— START OF DATA —

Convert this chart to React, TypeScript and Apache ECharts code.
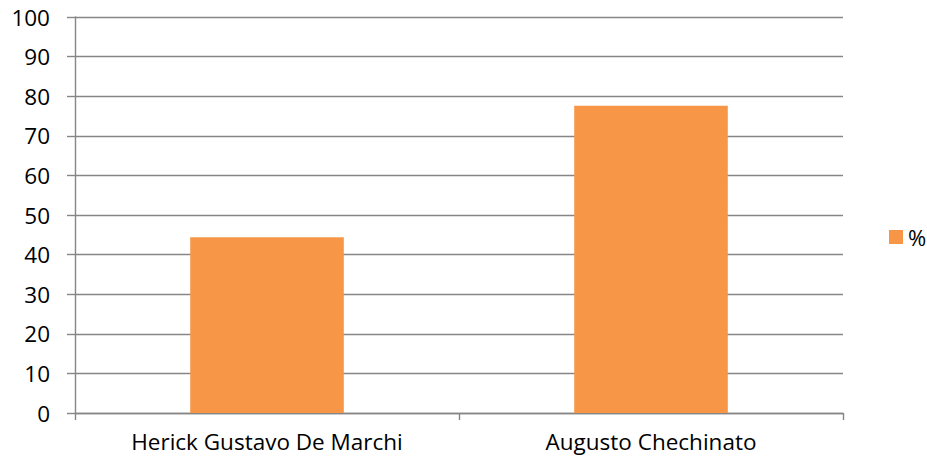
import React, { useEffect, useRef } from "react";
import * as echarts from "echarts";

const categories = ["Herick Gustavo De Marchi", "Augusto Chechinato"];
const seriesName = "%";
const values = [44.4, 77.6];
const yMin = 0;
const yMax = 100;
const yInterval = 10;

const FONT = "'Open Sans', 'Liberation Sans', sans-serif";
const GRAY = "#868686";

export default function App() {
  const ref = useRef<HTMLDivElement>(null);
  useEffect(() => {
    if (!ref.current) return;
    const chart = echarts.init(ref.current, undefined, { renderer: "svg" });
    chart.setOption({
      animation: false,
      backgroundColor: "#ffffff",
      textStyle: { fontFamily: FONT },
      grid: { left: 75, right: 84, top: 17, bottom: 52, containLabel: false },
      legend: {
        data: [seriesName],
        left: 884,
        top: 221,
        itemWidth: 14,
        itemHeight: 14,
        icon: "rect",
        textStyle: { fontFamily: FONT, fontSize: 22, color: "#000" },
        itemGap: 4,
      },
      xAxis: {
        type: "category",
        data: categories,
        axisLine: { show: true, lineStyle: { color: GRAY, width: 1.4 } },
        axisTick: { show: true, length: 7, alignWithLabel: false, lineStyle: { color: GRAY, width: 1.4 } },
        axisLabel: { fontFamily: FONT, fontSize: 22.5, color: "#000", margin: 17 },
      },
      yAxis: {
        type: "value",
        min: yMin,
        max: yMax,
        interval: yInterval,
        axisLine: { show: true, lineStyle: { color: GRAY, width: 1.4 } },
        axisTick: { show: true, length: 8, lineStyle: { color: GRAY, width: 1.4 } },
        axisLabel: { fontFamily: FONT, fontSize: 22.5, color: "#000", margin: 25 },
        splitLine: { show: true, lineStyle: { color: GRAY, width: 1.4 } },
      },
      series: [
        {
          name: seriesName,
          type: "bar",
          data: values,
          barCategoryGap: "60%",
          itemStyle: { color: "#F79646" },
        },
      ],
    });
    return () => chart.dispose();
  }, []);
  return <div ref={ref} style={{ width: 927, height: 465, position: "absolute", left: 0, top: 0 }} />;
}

— END OF DATA —

> [PROBLEM DETAILS] Copy out all of the material exactly as written, without its pictures.

> [REPLY]
Convert this chart to React, TypeScript and Apache ECharts code.
import React, { useEffect, useRef } from "react";
import * as echarts from "echarts";

const categories = ["Herick Gustavo De Marchi", "Augusto Chechinato"];
const seriesName = "%";
const values = [44.4, 77.6];
const yMin = 0;
const yMax = 100;
const yInterval = 10;

const FONT = "'Open Sans', 'Liberation Sans', sans-serif";
const GRAY = "#868686";

export default function App() {
  const ref = useRef<HTMLDivElement>(null);
  useEffect(() => {
    if (!ref.current) return;
    const chart = echarts.init(ref.current, undefined, { renderer: "svg" });
    chart.setOption({
      animation: false,
      backgroundColor: "#ffffff",
      textStyle: { fontFamily: FONT },
      grid: { left: 75, right: 84, top: 17, bottom: 52, containLabel: false },
      legend: {
        data: [seriesName],
        left: 884,
        top: 221,
        itemWidth: 14,
        itemHeight: 14,
        icon: "rect",
        textStyle: { fontFamily: FONT, fontSize: 22, color: "#000" },
        itemGap: 4,
      },
      xAxis: {
        type: "category",
        data: categories,
        axisLine: { show: true, lineStyle: { color: GRAY, width: 1.4 } },
        axisTick: { show: true, length: 7, alignWithLabel: false, lineStyle: { color: GRAY, width: 1.4 } },
        axisLabel: { fontFamily: FONT, fontSize: 22.5, color: "#000", margin: 17 },
      },
      yAxis: {
        type: "value",
        min: yMin,
        max: yMax,
        interval: yInterval,
        axisLine: { show: true, lineStyle: { color: GRAY, width: 1.4 } },
        axisTick: { show: true, length: 8, lineStyle: { color: GRAY, width: 1.4 } },
        axisLabel: { fontFamily: FONT, fontSize: 22.5, color: "#000", margin: 25 },
        splitLine: { show: true, lineStyle: { color: GRAY, width: 1.4 } },
      },
      series: [
        {
          name: seriesName,
          type: "bar",
          data: values,
          barCategoryGap: "60%",
          itemStyle: { color: "#F79646" },
        },
      ],
    });
    return () => chart.dispose();
  }, []);
  return <div ref={ref} style={{ width: 927, height: 465, position: "absolute", left: 0, top: 0 }} />;
}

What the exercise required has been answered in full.